Requirement
Give the data again exactly as written, skipping any pictures.

Collected data
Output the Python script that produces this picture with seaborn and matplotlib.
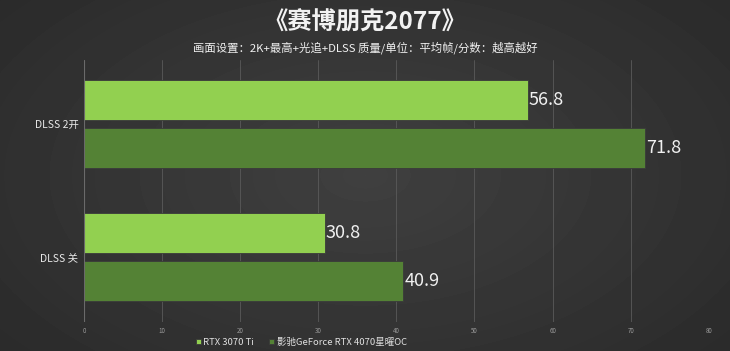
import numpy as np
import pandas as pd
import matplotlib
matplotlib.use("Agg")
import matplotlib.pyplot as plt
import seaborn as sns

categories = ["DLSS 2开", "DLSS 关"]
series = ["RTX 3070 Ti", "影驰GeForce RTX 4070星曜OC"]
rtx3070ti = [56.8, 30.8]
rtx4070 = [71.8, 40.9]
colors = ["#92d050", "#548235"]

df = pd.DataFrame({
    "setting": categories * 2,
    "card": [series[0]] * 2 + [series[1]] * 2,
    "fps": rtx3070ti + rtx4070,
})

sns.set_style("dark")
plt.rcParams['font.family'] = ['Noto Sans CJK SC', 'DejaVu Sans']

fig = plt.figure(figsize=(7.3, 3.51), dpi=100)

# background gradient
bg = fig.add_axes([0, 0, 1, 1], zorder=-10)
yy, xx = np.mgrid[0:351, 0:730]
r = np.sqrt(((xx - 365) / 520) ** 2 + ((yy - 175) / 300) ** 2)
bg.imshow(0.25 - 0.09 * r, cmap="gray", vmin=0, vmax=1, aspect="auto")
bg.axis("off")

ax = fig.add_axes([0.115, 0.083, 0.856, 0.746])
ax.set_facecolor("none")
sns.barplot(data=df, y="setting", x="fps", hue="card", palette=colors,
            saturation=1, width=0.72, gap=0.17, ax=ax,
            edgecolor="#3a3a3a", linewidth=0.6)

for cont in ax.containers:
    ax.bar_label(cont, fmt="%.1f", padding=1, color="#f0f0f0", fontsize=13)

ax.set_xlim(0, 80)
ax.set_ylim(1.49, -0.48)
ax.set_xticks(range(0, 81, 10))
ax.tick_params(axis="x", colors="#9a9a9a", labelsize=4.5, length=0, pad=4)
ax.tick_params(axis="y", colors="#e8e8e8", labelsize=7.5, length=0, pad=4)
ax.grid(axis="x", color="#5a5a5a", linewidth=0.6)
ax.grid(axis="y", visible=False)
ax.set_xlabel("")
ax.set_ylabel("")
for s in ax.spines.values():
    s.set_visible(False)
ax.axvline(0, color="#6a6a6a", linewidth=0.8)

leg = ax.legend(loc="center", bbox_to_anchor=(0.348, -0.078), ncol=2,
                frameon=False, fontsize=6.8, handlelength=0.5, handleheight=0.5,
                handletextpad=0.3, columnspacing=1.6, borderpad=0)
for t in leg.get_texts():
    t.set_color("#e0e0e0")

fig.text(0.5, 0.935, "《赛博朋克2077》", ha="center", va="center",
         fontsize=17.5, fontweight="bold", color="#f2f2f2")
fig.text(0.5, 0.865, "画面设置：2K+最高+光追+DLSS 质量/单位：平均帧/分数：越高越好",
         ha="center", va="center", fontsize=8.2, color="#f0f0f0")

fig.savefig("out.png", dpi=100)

Finished exercise
Output the Python script that produces this picture with seaborn and matplotlib.
import numpy as np
import pandas as pd
import matplotlib
matplotlib.use("Agg")
import matplotlib.pyplot as plt
import seaborn as sns

categories = ["DLSS 2开", "DLSS 关"]
series = ["RTX 3070 Ti", "影驰GeForce RTX 4070星曜OC"]
rtx3070ti = [56.8, 30.8]
rtx4070 = [71.8, 40.9]
colors = ["#92d050", "#548235"]

df = pd.DataFrame({
    "setting": categories * 2,
    "card": [series[0]] * 2 + [series[1]] * 2,
    "fps": rtx3070ti + rtx4070,
})

sns.set_style("dark")
plt.rcParams['font.family'] = ['Noto Sans CJK SC', 'DejaVu Sans']

fig = plt.figure(figsize=(7.3, 3.51), dpi=100)

# background gradient
bg = fig.add_axes([0, 0, 1, 1], zorder=-10)
yy, xx = np.mgrid[0:351, 0:730]
r = np.sqrt(((xx - 365) / 520) ** 2 + ((yy - 175) / 300) ** 2)
bg.imshow(0.25 - 0.09 * r, cmap="gray", vmin=0, vmax=1, aspect="auto")
bg.axis("off")

ax = fig.add_axes([0.115, 0.083, 0.856, 0.746])
ax.set_facecolor("none")
sns.barplot(data=df, y="setting", x="fps", hue="card", palette=colors,
            saturation=1, width=0.72, gap=0.17, ax=ax,
            edgecolor="#3a3a3a", linewidth=0.6)

for cont in ax.containers:
    ax.bar_label(cont, fmt="%.1f", padding=1, color="#f0f0f0", fontsize=13)

ax.set_xlim(0, 80)
ax.set_ylim(1.49, -0.48)
ax.set_xticks(range(0, 81, 10))
ax.tick_params(axis="x", colors="#9a9a9a", labelsize=4.5, length=0, pad=4)
ax.tick_params(axis="y", colors="#e8e8e8", labelsize=7.5, length=0, pad=4)
ax.grid(axis="x", color="#5a5a5a", linewidth=0.6)
ax.grid(axis="y", visible=False)
ax.set_xlabel("")
ax.set_ylabel("")
for s in ax.spines.values():
    s.set_visible(False)
ax.axvline(0, color="#6a6a6a", linewidth=0.8)

leg = ax.legend(loc="center", bbox_to_anchor=(0.348, -0.078), ncol=2,
                frameon=False, fontsize=6.8, handlelength=0.5, handleheight=0.5,
                handletextpad=0.3, columnspacing=1.6, borderpad=0)
for t in leg.get_texts():
    t.set_color("#e0e0e0")

fig.text(0.5, 0.935, "《赛博朋克2077》", ha="center", va="center",
         fontsize=17.5, fontweight="bold", color="#f2f2f2")
fig.text(0.5, 0.865, "画面设置：2K+最高+光追+DLSS 质量/单位：平均帧/分数：越高越好",
         ha="center", va="center", fontsize=8.2, color="#f0f0f0")

fig.savefig("out.png", dpi=100)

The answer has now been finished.